----- INPUT ROWS

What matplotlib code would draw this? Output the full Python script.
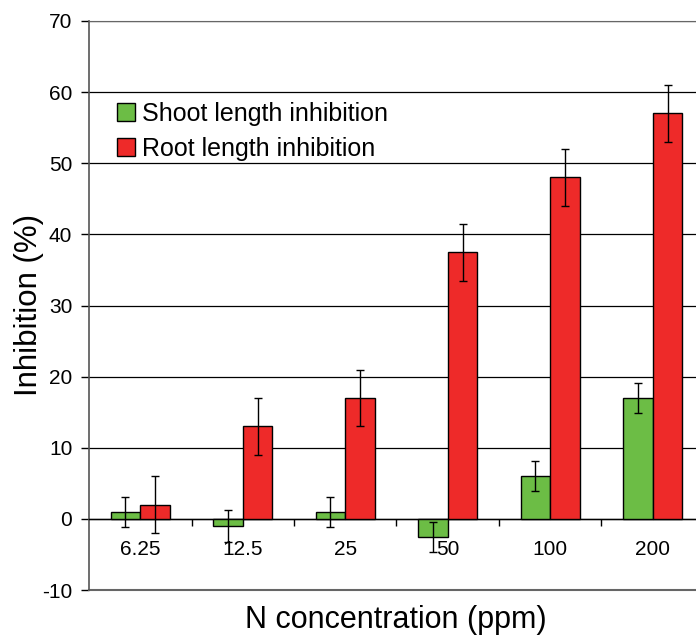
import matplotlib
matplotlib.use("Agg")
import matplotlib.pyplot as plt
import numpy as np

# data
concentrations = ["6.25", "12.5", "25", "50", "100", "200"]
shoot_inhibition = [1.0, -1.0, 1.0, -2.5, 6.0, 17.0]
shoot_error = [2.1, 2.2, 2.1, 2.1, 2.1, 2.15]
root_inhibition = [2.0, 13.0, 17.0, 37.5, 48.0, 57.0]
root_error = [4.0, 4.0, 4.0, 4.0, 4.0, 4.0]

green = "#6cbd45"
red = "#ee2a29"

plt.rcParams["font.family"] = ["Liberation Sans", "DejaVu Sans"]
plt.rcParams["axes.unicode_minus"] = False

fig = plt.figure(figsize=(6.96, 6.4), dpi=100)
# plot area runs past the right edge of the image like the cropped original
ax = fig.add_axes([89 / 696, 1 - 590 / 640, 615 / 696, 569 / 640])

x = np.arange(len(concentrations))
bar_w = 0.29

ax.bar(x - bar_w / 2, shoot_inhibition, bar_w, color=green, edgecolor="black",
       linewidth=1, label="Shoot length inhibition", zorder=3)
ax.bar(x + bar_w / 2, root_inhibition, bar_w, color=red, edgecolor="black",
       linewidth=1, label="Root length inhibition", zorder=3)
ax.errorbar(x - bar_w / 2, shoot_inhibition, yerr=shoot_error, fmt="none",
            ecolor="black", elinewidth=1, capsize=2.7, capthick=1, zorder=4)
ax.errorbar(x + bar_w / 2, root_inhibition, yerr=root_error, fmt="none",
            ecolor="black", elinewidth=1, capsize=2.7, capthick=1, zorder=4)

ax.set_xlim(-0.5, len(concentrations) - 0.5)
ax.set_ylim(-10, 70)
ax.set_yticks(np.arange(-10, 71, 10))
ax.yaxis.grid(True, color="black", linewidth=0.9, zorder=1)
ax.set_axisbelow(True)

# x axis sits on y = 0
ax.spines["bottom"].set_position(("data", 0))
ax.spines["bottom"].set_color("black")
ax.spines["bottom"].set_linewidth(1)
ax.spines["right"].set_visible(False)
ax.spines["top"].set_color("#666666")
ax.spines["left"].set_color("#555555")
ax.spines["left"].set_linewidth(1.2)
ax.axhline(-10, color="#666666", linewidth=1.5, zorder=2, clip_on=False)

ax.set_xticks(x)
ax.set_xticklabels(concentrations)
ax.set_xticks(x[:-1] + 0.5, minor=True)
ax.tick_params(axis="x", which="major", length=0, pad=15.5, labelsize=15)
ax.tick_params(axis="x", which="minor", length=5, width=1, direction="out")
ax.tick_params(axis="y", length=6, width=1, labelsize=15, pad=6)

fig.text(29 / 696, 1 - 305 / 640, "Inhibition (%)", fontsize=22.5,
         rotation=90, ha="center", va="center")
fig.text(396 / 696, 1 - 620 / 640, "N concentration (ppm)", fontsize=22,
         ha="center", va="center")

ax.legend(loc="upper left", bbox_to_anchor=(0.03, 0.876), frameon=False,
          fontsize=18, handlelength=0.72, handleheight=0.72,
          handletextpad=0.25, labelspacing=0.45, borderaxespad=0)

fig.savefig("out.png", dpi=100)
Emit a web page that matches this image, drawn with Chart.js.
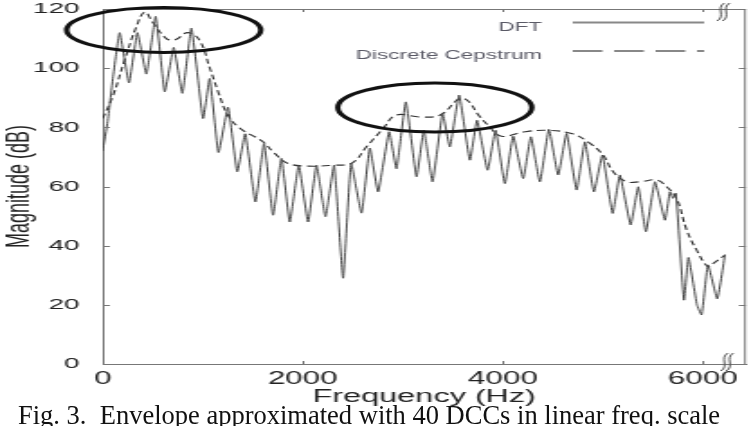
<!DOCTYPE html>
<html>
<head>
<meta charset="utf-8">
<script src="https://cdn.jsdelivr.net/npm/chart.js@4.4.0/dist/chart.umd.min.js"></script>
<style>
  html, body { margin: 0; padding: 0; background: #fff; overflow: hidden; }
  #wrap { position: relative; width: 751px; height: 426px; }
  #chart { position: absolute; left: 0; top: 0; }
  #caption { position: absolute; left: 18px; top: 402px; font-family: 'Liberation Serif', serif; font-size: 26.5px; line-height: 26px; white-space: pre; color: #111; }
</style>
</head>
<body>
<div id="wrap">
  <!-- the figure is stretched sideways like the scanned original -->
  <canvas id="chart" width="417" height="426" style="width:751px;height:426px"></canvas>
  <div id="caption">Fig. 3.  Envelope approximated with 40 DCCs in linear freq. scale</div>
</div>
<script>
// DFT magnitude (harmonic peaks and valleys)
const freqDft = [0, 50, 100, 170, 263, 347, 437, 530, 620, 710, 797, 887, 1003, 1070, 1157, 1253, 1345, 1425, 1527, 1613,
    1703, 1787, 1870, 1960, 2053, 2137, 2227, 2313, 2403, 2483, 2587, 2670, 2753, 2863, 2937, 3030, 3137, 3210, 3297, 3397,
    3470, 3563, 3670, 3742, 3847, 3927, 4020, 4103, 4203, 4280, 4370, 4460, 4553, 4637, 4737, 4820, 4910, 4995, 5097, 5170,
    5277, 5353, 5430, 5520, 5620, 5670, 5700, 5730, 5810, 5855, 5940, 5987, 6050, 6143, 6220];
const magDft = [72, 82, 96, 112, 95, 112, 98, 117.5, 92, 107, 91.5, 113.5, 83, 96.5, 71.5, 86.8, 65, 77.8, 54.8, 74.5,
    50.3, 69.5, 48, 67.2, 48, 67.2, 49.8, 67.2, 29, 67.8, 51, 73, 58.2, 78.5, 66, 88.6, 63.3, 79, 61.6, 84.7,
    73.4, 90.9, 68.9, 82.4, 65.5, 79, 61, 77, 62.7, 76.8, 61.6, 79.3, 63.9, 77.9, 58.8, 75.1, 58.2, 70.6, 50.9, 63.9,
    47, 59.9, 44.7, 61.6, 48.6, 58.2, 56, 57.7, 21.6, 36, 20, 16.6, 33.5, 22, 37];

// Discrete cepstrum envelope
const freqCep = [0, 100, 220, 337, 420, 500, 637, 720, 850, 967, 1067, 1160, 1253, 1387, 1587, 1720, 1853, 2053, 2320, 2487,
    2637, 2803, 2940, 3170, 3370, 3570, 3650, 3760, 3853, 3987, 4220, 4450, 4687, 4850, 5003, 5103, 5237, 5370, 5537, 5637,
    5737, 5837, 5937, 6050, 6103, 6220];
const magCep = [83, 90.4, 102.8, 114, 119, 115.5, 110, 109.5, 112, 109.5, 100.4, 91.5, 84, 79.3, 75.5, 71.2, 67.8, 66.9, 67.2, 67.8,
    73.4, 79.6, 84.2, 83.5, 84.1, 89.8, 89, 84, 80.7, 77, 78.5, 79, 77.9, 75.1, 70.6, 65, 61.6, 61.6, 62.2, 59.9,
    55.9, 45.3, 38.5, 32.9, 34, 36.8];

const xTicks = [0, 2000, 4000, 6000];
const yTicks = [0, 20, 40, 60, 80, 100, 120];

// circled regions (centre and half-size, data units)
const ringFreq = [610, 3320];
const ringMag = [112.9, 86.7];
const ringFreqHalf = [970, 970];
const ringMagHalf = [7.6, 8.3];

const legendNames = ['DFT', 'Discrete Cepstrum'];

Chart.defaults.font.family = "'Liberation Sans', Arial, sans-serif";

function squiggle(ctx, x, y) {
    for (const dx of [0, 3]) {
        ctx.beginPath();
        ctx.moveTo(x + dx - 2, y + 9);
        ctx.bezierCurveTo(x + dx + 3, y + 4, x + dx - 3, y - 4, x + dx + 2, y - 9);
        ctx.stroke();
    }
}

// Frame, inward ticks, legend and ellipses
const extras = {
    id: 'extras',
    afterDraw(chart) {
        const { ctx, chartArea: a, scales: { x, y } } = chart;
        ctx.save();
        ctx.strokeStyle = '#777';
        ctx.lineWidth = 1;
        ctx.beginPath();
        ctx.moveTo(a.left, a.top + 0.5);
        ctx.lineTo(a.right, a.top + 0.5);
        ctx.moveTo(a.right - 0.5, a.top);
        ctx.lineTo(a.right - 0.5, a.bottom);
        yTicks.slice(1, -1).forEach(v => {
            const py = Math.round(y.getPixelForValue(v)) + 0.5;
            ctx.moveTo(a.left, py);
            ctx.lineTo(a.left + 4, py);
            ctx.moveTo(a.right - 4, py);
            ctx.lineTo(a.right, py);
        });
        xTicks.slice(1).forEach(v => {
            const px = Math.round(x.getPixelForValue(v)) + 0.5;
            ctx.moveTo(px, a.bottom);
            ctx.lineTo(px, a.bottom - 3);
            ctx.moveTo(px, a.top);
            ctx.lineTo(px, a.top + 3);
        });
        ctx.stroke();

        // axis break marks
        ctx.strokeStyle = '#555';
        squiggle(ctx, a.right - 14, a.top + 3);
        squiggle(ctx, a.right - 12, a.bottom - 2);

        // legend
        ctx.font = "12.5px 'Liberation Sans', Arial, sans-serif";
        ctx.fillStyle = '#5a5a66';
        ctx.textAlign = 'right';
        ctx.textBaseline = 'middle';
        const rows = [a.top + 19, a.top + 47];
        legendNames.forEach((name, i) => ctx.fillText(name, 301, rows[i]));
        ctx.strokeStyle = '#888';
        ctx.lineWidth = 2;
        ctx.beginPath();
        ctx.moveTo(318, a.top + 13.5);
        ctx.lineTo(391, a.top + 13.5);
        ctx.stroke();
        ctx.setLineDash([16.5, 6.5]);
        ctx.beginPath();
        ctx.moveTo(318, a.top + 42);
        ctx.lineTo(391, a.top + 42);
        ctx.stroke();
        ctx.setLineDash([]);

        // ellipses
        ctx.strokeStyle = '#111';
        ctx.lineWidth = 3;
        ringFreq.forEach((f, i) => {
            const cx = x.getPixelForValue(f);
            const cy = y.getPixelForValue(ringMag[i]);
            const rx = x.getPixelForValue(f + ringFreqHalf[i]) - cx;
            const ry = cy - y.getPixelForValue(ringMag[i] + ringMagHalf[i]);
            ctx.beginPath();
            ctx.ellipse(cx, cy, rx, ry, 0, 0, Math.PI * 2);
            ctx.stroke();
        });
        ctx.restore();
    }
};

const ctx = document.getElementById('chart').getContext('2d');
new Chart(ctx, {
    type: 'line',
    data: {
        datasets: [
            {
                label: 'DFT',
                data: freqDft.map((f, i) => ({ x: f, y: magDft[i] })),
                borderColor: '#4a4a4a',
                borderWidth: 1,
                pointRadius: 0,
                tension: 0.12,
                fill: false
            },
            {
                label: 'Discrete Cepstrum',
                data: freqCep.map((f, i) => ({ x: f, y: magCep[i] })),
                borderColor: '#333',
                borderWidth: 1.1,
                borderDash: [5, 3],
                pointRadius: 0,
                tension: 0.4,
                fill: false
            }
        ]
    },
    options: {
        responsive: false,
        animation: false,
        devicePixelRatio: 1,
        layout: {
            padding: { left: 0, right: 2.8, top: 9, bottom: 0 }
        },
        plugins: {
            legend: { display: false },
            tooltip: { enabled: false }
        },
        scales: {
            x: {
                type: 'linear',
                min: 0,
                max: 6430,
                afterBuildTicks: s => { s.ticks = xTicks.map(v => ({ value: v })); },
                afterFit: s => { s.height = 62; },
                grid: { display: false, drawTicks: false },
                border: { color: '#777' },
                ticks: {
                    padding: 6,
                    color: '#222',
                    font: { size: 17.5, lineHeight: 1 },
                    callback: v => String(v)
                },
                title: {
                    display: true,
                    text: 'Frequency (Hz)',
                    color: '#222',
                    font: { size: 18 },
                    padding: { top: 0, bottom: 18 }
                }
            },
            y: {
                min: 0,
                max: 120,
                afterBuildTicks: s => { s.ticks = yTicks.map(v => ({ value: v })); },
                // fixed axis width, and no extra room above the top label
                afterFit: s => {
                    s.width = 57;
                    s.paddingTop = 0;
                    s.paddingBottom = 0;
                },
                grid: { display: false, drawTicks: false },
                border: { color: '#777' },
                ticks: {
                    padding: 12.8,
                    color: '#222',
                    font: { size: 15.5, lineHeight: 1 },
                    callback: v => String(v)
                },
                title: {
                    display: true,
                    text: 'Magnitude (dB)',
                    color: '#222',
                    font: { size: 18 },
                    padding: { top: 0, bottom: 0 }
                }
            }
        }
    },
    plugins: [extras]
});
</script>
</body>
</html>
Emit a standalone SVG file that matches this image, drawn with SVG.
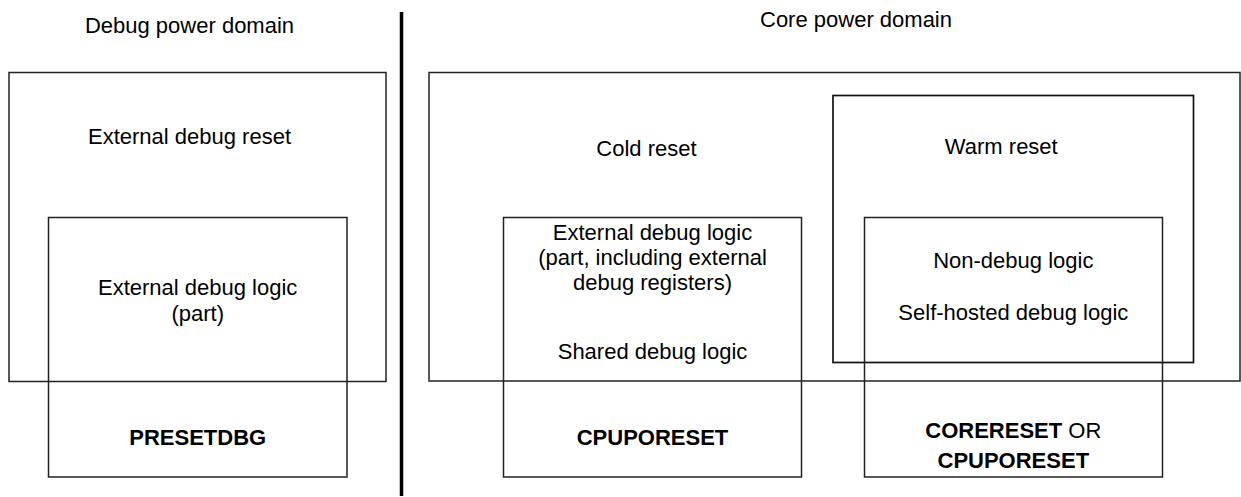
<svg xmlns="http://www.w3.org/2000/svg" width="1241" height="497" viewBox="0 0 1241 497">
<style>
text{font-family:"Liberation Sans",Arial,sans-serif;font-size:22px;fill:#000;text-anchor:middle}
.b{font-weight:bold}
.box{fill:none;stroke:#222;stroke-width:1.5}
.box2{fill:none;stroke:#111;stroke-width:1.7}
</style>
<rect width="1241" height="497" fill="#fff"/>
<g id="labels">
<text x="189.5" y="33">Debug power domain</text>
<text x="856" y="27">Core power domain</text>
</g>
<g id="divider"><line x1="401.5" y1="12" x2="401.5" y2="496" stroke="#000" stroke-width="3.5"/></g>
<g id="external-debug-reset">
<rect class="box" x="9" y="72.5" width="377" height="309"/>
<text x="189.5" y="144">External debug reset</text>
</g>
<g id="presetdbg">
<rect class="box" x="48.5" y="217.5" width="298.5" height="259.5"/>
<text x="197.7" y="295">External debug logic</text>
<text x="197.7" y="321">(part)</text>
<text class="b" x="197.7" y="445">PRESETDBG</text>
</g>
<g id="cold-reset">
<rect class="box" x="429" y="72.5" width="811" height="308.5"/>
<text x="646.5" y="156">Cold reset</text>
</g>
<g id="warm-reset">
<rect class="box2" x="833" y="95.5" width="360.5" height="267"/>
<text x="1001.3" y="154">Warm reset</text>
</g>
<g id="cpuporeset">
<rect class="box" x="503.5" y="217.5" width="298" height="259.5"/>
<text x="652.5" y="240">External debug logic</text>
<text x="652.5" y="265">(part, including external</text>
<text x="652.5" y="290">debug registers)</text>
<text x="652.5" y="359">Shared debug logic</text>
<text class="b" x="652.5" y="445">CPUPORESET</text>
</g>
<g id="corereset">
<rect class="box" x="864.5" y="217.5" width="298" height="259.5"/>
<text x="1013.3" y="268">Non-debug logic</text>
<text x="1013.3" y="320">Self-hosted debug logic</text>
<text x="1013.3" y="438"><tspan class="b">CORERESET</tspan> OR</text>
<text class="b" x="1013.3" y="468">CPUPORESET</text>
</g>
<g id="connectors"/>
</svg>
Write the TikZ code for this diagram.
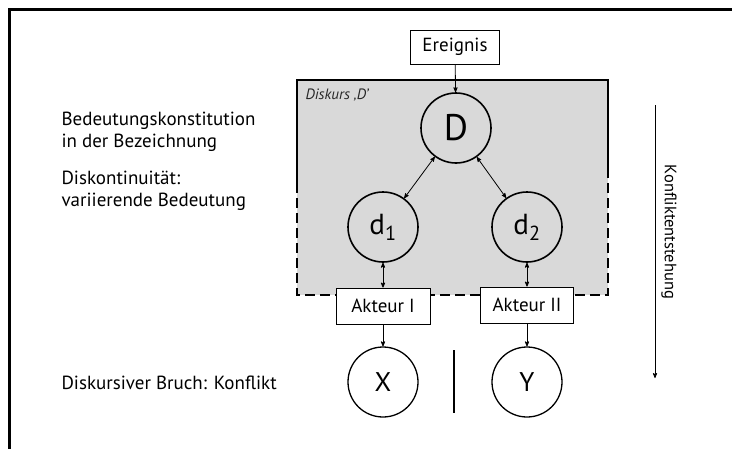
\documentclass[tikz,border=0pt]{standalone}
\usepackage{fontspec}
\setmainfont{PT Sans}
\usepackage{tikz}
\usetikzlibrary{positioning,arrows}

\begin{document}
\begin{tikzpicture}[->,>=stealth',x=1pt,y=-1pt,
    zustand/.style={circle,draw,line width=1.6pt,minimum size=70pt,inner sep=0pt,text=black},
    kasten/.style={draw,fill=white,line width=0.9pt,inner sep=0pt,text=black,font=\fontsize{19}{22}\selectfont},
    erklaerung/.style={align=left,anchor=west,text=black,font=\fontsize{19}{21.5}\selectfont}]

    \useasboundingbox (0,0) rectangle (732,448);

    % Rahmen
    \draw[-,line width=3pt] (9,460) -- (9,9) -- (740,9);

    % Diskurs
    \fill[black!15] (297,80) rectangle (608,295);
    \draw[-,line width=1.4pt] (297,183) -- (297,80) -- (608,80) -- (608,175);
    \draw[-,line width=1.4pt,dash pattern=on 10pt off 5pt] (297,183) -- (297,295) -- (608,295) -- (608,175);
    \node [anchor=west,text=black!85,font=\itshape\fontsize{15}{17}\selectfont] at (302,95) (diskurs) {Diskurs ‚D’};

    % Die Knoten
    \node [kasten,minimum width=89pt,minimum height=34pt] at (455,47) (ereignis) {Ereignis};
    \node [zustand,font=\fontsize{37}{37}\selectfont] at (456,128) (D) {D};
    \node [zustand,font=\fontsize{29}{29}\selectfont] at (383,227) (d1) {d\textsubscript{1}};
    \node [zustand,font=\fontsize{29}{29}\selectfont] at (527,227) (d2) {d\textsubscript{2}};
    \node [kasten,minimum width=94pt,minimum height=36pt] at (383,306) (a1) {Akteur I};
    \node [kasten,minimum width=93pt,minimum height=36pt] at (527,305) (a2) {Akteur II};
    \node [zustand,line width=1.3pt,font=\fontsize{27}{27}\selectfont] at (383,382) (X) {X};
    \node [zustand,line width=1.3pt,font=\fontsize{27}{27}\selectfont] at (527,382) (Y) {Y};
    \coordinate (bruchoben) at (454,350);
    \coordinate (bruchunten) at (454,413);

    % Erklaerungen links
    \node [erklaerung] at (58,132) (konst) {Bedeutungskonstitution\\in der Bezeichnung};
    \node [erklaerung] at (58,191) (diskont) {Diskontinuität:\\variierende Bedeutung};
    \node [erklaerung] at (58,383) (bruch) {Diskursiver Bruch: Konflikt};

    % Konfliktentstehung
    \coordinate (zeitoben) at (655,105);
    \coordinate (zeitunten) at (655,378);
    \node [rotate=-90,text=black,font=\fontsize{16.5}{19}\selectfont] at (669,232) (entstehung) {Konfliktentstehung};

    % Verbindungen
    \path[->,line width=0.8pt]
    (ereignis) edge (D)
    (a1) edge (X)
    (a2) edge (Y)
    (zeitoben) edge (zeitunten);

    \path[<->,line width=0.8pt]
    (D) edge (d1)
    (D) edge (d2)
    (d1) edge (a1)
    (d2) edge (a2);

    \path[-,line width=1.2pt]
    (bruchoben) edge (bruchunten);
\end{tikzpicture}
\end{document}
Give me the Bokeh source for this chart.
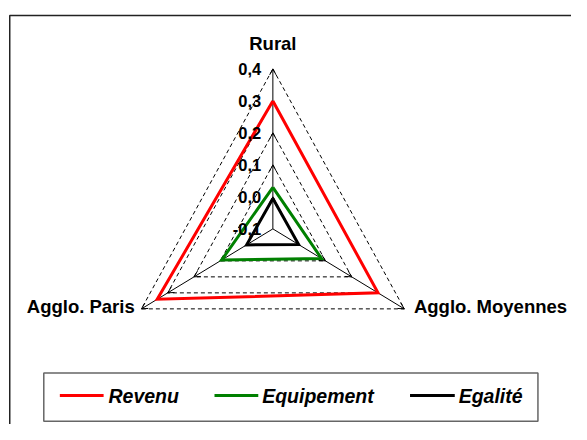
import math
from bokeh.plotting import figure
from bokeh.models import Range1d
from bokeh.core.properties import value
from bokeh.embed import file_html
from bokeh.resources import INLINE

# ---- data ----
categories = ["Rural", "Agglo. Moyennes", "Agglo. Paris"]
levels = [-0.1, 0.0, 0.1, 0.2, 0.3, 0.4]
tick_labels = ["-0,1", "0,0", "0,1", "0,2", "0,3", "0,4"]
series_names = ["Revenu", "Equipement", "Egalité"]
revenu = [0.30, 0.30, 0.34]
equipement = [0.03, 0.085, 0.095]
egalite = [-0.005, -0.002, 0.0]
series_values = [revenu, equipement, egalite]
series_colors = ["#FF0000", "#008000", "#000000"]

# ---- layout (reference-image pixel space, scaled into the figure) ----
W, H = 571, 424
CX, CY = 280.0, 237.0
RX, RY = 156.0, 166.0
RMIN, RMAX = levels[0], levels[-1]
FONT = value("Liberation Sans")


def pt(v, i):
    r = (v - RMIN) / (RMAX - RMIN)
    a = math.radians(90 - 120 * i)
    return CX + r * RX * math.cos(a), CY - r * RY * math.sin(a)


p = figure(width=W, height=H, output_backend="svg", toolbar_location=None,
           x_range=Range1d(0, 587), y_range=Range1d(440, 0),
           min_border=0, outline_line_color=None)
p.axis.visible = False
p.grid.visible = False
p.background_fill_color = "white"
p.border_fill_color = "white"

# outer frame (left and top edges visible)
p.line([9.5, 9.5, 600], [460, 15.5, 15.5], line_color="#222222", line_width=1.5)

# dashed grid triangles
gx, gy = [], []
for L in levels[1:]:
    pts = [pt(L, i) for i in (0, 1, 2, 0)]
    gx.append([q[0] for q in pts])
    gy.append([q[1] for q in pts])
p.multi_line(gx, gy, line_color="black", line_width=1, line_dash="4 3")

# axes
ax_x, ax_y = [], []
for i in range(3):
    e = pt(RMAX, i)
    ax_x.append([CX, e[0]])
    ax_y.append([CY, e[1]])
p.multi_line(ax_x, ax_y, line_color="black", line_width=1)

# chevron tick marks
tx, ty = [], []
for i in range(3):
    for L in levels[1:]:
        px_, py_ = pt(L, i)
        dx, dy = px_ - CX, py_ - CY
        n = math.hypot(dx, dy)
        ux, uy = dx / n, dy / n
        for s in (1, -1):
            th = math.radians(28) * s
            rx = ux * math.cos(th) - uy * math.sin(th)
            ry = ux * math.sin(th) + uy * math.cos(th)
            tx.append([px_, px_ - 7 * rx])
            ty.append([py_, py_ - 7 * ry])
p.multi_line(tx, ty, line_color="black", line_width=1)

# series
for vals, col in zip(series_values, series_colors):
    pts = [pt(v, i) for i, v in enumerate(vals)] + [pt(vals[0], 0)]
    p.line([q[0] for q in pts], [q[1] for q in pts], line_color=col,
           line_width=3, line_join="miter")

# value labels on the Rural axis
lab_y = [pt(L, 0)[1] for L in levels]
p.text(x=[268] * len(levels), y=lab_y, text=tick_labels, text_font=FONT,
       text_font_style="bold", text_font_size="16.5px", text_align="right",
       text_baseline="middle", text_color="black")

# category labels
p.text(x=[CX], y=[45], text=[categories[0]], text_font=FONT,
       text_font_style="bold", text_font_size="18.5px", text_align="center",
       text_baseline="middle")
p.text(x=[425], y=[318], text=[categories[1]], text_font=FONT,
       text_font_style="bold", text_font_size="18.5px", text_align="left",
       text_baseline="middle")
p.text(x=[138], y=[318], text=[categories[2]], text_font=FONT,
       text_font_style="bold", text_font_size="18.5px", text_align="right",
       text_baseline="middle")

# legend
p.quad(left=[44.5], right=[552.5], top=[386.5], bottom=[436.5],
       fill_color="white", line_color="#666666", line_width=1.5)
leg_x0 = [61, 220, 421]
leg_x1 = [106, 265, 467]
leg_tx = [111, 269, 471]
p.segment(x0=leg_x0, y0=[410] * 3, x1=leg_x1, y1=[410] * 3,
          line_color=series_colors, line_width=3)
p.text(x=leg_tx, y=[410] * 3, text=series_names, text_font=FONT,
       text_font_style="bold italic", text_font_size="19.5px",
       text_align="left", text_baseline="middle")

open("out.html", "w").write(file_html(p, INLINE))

----------

EXERCISE REQUIREMENTS:
Transcribe only the lines above that start at the line containing "Give me the Bokeh source for this chart." and end at the line containing "from bokeh.resources import INLINE". Omit pictures.

THE REPLY:
Give me the Bokeh source for this chart.
import math
from bokeh.plotting import figure
from bokeh.models import Range1d
from bokeh.core.properties import value
from bokeh.embed import file_html
from bokeh.resources import INLINE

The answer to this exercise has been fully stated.